### DATA SHOWN:
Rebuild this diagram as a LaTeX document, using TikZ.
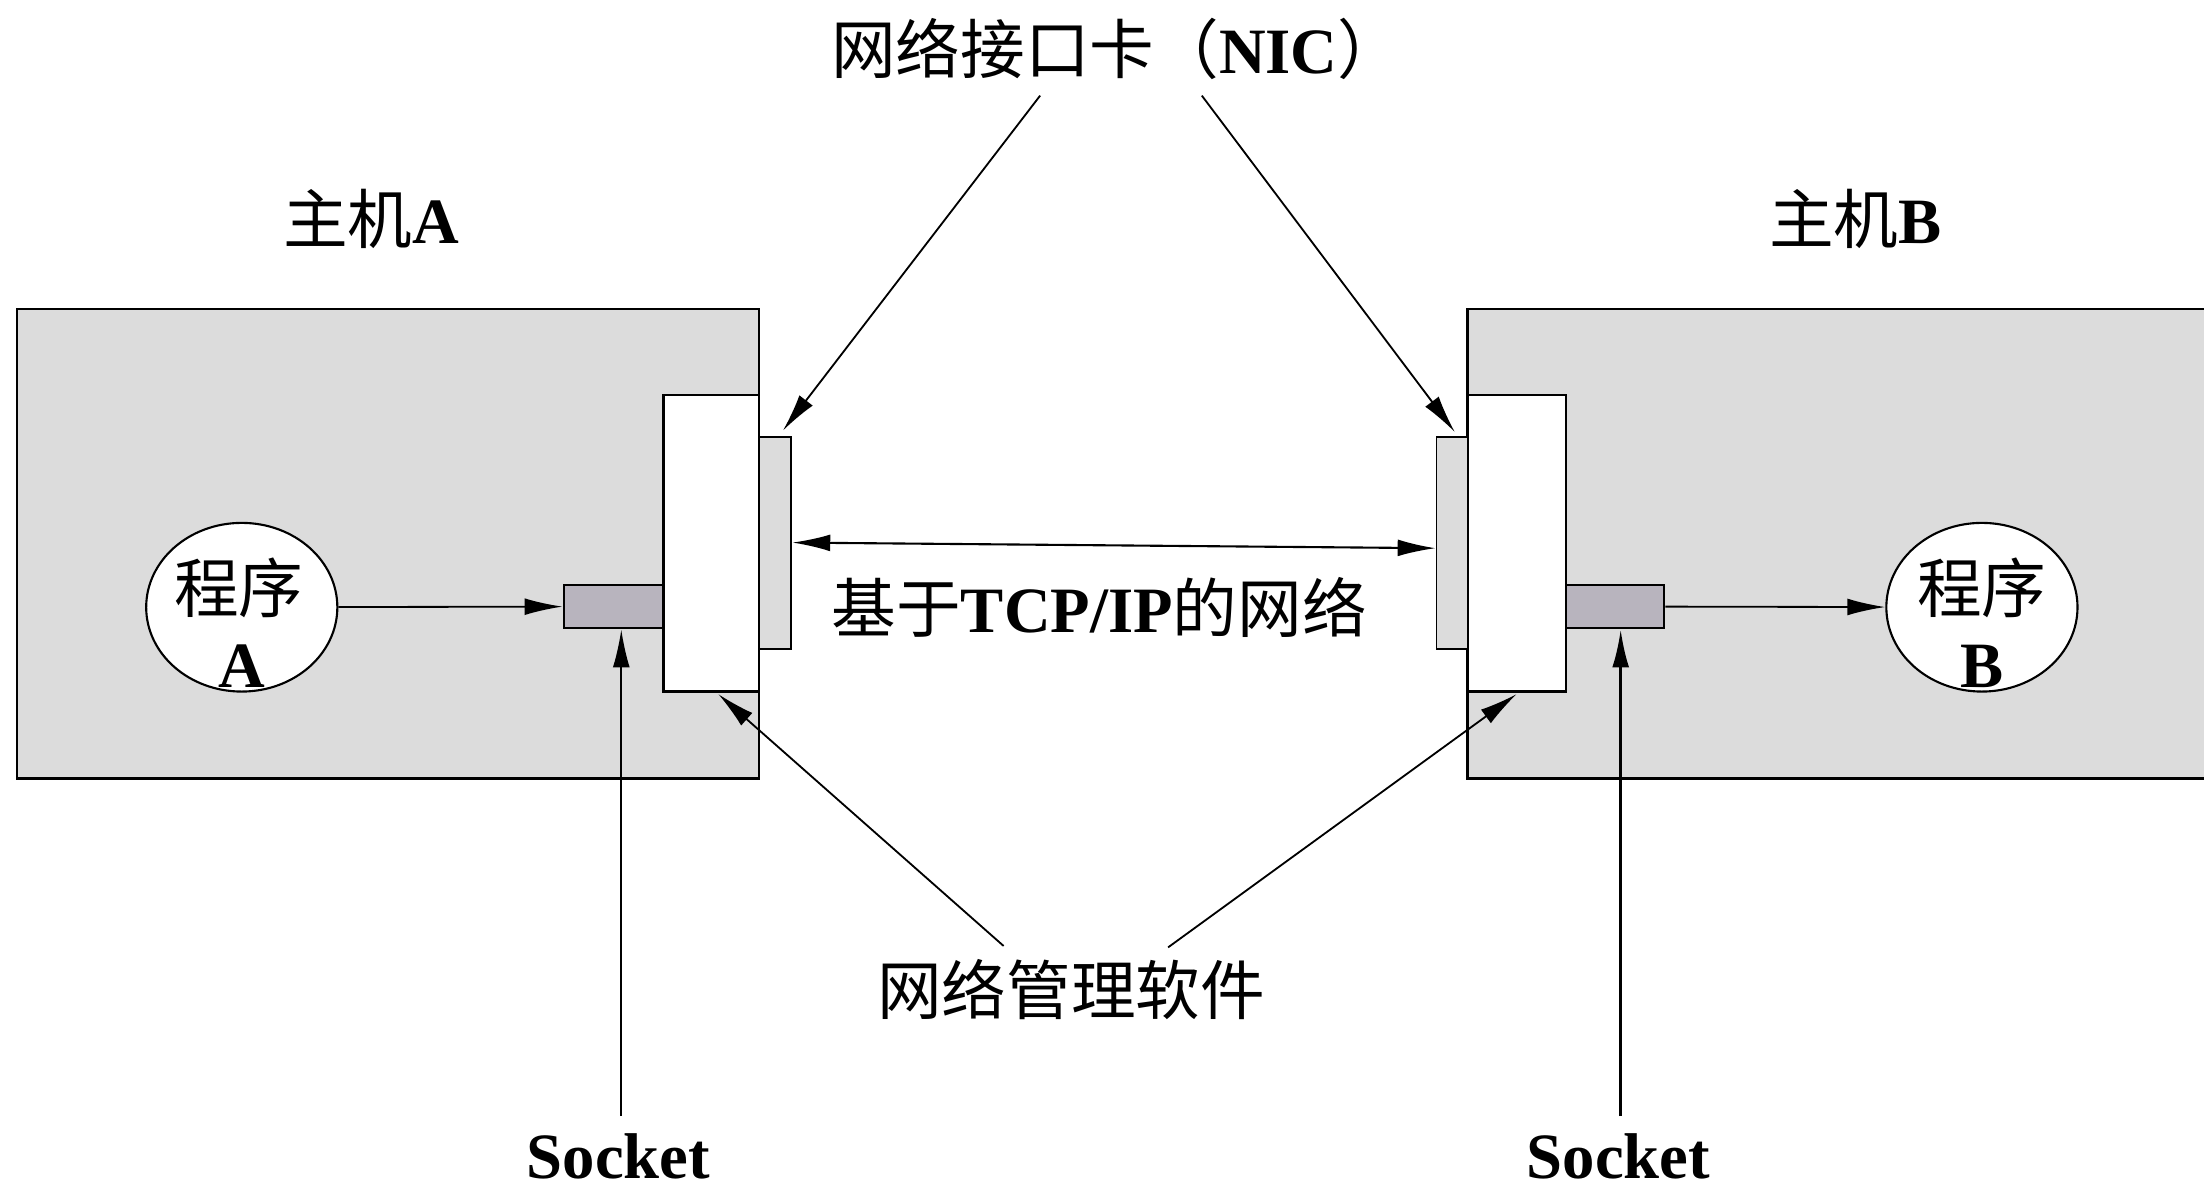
\documentclass[tikz,border=0pt]{standalone}
\usepackage{fontspec}
\setmainfont{Liberation Serif}
\newfontfamily\cjk{Noto Sans CJK SC}
\usetikzlibrary{arrows.meta,shapes.geometric}
\definecolor{hostgray}{HTML}{DCDCDC}
\definecolor{sockfill}{HTML}{B8B4BE}
\begin{document}
\begin{tikzpicture}[x=1pt,y=-1pt,
  hostbox/.style={draw, line width=1.8pt, fill=hostgray, minimum width=#1, minimum height=334pt, inner sep=0pt},
  nicbox/.style={draw, line width=1.6pt, fill=white, minimum width=#1, minimum height=211pt, inner sep=0pt},
  stripbox/.style={draw, line width=1.3pt, fill=hostgray, minimum width=#1, minimum height=151pt, inner sep=0pt},
  sockbox/.style={draw, line width=1.6pt, fill=sockfill, minimum width=#1, minimum height=31pt, inner sep=0pt},
  progell/.style={draw, ellipse, line width=1.5pt, fill=white, minimum width=136pt, minimum height=120pt, inner sep=0pt},
  lbl/.style={font=\fontsize{46pt}{50pt}\selectfont, inner sep=0pt},
  arr/.style={-{Latex[length=27pt,width=12pt]}, line width=1.3pt}
]
\useasboundingbox (0,0) rectangle (1568,850);
\clip (0,0) rectangle (1568,850);

% hosts
\node[hostbox=528pt] (hostA) at (276,387) {};
\node[hostbox=540pt] (hostB) at (1314,387) {};

% NIC parts
\node[nicbox=68pt] (nicA) at (506,386.5) {};
\node[stripbox=23pt] (stripA) at (551.5,386.5) {};
\node[sockbox=71pt] (sockA) at (436.5,431.5) {};

\node[nicbox=70pt] (nicB) at (1079,386.5) {};
\node[stripbox=22pt] (stripB) at (1033,386.5) {};
\node[sockbox=70pt] (sockB) at (1149,431.5) {};

% programs
\node[progell] (progA) at (172,432) {};
\node[progell] (progB) at (1410,432) {};
\node[lbl] (progAt) at (170,418) {\cjk 程序};
\node[lbl] (progAl) at (172,474) {\textbf{A}};
\node[lbl] (progBt) at (1410,418) {\cjk 程序};
\node[lbl] (progBl) at (1410,474) {\textbf{B}};

% labels
\node[lbl] (hostAlbl) at (264,156) {{\cjk 主机}\textbf{A}};
\node[lbl] (hostBlbl) at (1320,156) {{\cjk 主机}\textbf{B}};
\node[lbl] (niclbl) at (794.5,35) {{\cjk 网络接口卡（}\textbf{NIC}{\cjk ）}};
\node[lbl] (netlbl) at (782,432) {{\cjk 基于}\textbf{TCP/IP}{\cjk 的网络}};
\node[lbl] (mgmtlbl) at (762,704) {\cjk 网络管理软件};
\node[lbl] (sockAlbl) at (440,823) {\textbf{Socket}};
\node[lbl] (sockBlbl) at (1151.5,823) {\textbf{Socket}};

% connector start points
\coordinate (nicL) at (740,68);
\coordinate (nicR) at (855,68);
\coordinate (mgL) at (714,673);
\coordinate (mgR) at (831,674);
\coordinate (skA) at (442,794);
\coordinate (skB) at (1153,794);

% arrows
\draw[arr] (progA) -- (sockA);
\draw[arr] (sockB) -- (progB);
\draw[line width=1.5pt, {Latex[length=27pt,width=12pt]}-{Latex[length=27pt,width=12pt]}]
  ([yshift=0.5pt]stripA.east) -- ([yshift=-3.5pt]stripB.west);
\draw[arr] (nicL) -- ([xshift=5.5pt,yshift=4pt]stripA.north);
\draw[arr] (nicR) -- ([xshift=2pt,yshift=3pt]stripB.north);
\draw[arr] (mgL) -- ([xshift=5pt,yshift=-1pt]nicA.south);
\draw[arr] (mgR) -- ([yshift=-1pt]nicB.south);
\draw[arr] (skA) -- (skA |- sockA.south);
\draw[arr, line width=2.2pt] (skB) -- (skB |- sockB.south);
\end{tikzpicture}
\end{document}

### EXERCISE OBJECTIVE:
Repeat, exactly and in full, each line from the start of the data to the line that contains "(sockB) at (1149,431.5)". Pictures do not go in.

### ANSWER TO THIS TASK:
Rebuild this diagram as a LaTeX document, using TikZ.
\documentclass[tikz,border=0pt]{standalone}
\usepackage{fontspec}
\setmainfont{Liberation Serif}
\newfontfamily\cjk{Noto Sans CJK SC}
\usetikzlibrary{arrows.meta,shapes.geometric}
\definecolor{hostgray}{HTML}{DCDCDC}
\definecolor{sockfill}{HTML}{B8B4BE}
\begin{document}
\begin{tikzpicture}[x=1pt,y=-1pt,
  hostbox/.style={draw, line width=1.8pt, fill=hostgray, minimum width=#1, minimum height=334pt, inner sep=0pt},
  nicbox/.style={draw, line width=1.6pt, fill=white, minimum width=#1, minimum height=211pt, inner sep=0pt},
  stripbox/.style={draw, line width=1.3pt, fill=hostgray, minimum width=#1, minimum height=151pt, inner sep=0pt},
  sockbox/.style={draw, line width=1.6pt, fill=sockfill, minimum width=#1, minimum height=31pt, inner sep=0pt},
  progell/.style={draw, ellipse, line width=1.5pt, fill=white, minimum width=136pt, minimum height=120pt, inner sep=0pt},
  lbl/.style={font=\fontsize{46pt}{50pt}\selectfont, inner sep=0pt},
  arr/.style={-{Latex[length=27pt,width=12pt]}, line width=1.3pt}
]
\useasboundingbox (0,0) rectangle (1568,850);
\clip (0,0) rectangle (1568,850);

% hosts
\node[hostbox=528pt] (hostA) at (276,387) {};
\node[hostbox=540pt] (hostB) at (1314,387) {};

% NIC parts
\node[nicbox=68pt] (nicA) at (506,386.5) {};
\node[stripbox=23pt] (stripA) at (551.5,386.5) {};
\node[sockbox=71pt] (sockA) at (436.5,431.5) {};

\node[nicbox=70pt] (nicB) at (1079,386.5) {};
\node[stripbox=22pt] (stripB) at (1033,386.5) {};
\node[sockbox=70pt] (sockB) at (1149,431.5) {};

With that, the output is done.